Maybe it would be easier, but it would not be fair. Here’s why . . .
Those who favor the idea of a democracy, especially those who live in states with sizeable populations, would prefer to do away with the EC, believing the popular vote should be used instead. The popular vote is fine when a state selects the senators it sends to Congress, but when it involves the president, who is elected by the entire country, this is not fair. People living in states with smaller populations, such as those in the Midwest (fly-overs), appreciate the founders’ wisdom for including the EC and want it to remain in the presidential election process – thereby ensuring they also have a voice.
When the country was established, two plans for representation of the states were discussed – the Virginia Plan and the New Jersey Plan. At that time, Virginia had the largest population and wanted each state’s representatives to congress to be chosen in accordance to the state’s population. Smaller states like Connecticut disagreed. They felt they would not have an equal voice due to being muffled by the sheer numbers from the larger states. They requested the same number of representatives (i.e. 3) be sent from each state. This was the basis of the New Jersey Plan.
After a goodly bit of back-and-forth among the members, Roger Sherman (CT) presented what was later named the Connecticut Compromise. This plan created a bicameral government (two parts), and incorporated both plans. The Virginia Plan became the House of Representatives. Each state would be divided into districts according to population and each district would send a representative to congress. The New Jersey Plan became the Senate, with an equal number of senators (2) from each state.
[Here’s a little FYI about the House and Senate . . . many times the words ‘upper’ and ‘lower’ are used when referring to the two parts of Congress. ‘Upper’ refers to the Senate, while ‘Lower’ refers to the House. Some wonder if these words are used to mean the Senate outranks the House in some respect. Absolutely not! Actually, the terms originated from when Congress met in a house prior to the construction of the Capitol. The House met on the first (lower) floor and the Senate met on the second (upper) floor. That’s it! Merely a case of location . . . location . . . location.]

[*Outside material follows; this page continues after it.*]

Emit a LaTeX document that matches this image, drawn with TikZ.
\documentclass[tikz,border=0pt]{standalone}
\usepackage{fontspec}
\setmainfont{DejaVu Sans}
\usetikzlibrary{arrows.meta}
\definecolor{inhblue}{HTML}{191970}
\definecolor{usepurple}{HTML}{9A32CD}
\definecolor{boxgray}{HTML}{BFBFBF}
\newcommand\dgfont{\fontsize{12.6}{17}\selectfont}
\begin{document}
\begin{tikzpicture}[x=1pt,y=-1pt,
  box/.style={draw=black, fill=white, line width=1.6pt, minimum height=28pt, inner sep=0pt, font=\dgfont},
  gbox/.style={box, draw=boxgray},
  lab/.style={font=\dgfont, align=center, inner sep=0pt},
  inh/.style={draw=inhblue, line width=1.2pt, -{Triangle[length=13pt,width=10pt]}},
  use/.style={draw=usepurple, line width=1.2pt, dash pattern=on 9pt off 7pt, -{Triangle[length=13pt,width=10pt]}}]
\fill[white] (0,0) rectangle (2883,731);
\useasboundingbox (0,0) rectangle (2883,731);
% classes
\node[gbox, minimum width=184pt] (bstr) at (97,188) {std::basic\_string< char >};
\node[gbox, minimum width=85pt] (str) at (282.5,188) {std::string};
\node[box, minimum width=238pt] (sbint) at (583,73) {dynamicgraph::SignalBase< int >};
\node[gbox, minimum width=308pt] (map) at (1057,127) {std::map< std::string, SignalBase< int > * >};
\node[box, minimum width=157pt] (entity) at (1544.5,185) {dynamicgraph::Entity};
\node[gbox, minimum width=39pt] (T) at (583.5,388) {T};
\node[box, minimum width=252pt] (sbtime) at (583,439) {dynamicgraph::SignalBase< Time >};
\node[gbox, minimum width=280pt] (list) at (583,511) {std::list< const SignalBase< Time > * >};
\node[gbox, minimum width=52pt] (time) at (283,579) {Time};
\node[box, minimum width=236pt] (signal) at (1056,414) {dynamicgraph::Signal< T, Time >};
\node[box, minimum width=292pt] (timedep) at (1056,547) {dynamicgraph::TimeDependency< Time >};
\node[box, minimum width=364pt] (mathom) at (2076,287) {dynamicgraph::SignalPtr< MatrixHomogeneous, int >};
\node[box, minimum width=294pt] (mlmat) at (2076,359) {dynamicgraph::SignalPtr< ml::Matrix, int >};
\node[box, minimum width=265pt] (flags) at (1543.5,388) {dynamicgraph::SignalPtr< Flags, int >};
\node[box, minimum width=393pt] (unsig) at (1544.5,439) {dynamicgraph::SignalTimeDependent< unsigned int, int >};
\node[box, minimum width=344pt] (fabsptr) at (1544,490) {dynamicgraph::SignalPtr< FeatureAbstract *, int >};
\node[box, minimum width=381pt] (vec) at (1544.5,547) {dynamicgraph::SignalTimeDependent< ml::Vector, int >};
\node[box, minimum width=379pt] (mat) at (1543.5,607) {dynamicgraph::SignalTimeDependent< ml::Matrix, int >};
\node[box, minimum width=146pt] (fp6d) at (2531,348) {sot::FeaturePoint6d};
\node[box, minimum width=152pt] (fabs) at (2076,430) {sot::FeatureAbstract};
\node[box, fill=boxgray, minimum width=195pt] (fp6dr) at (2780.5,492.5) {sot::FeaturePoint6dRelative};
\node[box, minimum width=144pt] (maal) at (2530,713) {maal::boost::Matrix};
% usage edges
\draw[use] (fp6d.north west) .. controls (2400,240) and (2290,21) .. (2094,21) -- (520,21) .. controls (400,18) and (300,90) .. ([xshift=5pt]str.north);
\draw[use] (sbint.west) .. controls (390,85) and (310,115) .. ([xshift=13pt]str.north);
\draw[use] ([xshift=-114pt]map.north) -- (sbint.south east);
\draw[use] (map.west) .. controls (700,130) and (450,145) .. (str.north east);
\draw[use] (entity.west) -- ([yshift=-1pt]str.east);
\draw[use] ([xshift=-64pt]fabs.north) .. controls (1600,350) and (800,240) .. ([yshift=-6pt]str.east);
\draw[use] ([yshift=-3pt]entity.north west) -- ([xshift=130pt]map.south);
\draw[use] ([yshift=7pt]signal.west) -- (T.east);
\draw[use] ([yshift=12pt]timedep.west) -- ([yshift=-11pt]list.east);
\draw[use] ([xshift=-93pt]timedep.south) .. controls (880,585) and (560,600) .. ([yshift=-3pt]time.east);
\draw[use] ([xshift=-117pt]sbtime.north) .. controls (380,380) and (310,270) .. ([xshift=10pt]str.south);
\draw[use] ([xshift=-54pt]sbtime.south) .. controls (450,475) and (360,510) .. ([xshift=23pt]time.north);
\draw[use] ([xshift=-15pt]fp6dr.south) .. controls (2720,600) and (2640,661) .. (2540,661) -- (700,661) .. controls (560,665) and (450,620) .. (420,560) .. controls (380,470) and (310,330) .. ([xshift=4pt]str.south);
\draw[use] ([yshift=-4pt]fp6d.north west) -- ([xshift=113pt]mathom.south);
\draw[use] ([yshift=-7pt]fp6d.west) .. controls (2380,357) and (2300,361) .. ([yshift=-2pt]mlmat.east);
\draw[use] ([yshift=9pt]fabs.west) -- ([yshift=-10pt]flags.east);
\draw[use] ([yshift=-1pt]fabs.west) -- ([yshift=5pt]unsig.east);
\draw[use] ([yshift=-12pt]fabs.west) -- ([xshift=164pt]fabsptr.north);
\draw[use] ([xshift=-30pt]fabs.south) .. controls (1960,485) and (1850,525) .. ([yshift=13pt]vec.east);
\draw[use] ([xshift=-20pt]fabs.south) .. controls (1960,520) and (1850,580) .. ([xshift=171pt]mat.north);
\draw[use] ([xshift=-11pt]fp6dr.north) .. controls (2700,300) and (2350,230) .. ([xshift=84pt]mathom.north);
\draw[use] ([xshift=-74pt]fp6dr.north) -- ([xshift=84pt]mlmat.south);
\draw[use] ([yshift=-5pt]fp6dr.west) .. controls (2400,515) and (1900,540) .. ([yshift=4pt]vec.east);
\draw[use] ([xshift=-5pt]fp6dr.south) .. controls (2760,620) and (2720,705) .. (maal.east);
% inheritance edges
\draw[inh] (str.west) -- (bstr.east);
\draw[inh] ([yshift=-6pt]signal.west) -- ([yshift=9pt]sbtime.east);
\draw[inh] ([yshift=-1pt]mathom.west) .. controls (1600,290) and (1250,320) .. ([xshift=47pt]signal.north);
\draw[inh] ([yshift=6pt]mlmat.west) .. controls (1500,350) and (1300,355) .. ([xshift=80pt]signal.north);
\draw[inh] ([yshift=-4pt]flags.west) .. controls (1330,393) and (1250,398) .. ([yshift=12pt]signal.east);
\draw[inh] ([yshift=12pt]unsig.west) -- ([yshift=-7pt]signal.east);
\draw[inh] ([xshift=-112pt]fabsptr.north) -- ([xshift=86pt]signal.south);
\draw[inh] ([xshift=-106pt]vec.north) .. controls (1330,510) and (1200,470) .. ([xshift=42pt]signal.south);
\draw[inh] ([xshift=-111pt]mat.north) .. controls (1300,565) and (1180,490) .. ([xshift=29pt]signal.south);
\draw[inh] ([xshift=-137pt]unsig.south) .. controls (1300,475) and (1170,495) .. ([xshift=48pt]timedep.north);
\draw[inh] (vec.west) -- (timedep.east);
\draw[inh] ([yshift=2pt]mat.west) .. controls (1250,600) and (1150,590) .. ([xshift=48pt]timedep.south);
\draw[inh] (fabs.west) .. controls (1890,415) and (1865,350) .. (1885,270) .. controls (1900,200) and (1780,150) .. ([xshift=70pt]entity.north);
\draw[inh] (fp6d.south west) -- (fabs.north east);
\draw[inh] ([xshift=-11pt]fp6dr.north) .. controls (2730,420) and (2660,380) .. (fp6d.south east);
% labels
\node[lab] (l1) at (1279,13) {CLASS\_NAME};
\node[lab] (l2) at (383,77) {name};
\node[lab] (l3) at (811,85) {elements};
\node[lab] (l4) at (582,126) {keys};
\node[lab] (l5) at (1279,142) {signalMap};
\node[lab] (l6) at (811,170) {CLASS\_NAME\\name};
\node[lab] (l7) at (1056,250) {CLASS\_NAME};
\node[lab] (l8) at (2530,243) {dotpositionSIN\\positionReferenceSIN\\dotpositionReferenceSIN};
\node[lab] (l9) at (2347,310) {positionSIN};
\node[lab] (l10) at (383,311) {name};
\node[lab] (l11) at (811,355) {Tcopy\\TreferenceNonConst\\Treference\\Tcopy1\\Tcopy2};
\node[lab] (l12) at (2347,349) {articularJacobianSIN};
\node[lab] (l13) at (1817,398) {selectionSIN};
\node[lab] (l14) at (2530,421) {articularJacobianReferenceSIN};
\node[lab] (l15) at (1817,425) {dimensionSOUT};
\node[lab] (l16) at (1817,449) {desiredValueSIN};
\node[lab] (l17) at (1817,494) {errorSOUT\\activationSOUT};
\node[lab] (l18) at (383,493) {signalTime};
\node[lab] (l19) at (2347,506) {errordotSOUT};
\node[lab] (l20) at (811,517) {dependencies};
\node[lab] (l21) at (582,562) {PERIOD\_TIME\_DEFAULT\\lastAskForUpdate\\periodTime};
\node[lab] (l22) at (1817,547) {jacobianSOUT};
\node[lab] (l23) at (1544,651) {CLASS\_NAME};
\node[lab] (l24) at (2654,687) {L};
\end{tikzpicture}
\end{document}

In order to ensure a fair say-so for each state during the presidential election, the framers included the Electoral College in the Constitution. In Article II, Section 1, Clause 2, it reads:
Each State shall appoint, in such Manner as the Legislature thereof may direct, a Number of Electors, equal to the whole Number of Senators and Representatives to which the State may be entitled in the Congress . . .
Simply put – say a state has 25 representatives. When you add in its two senators, the state has 27 electors, or electoral votes. The quantity of votes generated in that state’s presidential election serves only to determine which candidate wins the state’s 27 votes. Most states use a ‘winner takes all’ approach. This means the candidate who wins the majority of votes in a state claims all of the state’s electoral votes. Maine and Nebraska do things a bit differently. They choose one elector per congressional district and two electors for the ticket with the highest statewide vote.

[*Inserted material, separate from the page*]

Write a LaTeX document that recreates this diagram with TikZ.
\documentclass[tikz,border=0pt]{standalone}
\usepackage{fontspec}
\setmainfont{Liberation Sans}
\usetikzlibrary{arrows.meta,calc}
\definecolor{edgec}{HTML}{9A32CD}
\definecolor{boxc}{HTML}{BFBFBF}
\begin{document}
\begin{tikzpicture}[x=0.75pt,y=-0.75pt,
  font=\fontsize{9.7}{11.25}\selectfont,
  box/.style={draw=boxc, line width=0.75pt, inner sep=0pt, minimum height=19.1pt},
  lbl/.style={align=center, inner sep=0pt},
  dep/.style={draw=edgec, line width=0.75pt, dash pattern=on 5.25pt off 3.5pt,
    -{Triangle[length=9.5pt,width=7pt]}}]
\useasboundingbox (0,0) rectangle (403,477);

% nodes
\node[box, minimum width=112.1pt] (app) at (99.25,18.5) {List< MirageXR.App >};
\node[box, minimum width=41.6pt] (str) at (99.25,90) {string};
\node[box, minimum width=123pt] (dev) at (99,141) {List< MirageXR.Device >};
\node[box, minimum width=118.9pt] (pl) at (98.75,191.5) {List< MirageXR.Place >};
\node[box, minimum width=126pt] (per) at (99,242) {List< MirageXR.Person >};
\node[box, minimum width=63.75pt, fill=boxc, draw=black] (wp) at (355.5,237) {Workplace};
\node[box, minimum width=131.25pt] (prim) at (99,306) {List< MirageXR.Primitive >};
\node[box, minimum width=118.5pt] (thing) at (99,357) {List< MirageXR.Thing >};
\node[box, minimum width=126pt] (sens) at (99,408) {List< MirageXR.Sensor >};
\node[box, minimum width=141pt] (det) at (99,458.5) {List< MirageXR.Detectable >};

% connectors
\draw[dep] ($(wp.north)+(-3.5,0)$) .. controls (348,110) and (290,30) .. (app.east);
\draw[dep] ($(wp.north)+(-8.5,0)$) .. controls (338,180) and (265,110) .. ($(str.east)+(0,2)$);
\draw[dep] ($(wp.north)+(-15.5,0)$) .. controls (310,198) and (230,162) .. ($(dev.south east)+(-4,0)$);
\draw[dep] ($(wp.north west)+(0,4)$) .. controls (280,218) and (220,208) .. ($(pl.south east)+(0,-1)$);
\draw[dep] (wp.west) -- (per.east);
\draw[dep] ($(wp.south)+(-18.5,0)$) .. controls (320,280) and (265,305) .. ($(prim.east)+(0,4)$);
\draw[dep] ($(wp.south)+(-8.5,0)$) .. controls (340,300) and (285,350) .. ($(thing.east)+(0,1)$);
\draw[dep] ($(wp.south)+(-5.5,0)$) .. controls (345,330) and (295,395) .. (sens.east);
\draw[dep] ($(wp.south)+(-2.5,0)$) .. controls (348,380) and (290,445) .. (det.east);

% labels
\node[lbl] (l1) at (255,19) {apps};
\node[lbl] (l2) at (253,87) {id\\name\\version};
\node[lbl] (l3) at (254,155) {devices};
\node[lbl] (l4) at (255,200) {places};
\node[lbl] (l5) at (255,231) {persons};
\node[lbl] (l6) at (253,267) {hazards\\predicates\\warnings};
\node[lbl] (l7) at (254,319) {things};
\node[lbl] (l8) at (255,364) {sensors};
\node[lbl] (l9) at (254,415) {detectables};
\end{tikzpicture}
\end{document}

In the 2016 presidential election, Hillary Clinton won the popular vote while Donald Trump won the electoral vote – and the presidency. Clinton supporters became upset and expressed demands for the removal of the Electoral College so the president would be elected by popular vote instead. While this sounds logical to some degree, the wisdom of the framers is easily seen. The United States is composed of 3,141 counties. Donald Trump won 3,084. Hillary Clinton won 57.
Without the EC, much of the country might as well not bother with the time and expense of a presidential election. Largely populated states, such as California and New York, will always decide the winner; but what about Kansas and Wyoming? Don’t they also pay federal taxes like the citizens of California? Don’t they have a star in the flag’s union the same as New York?
Each state has the right to be heard in the national election for president/vice-president. The framers created the Electoral College to ensure they are.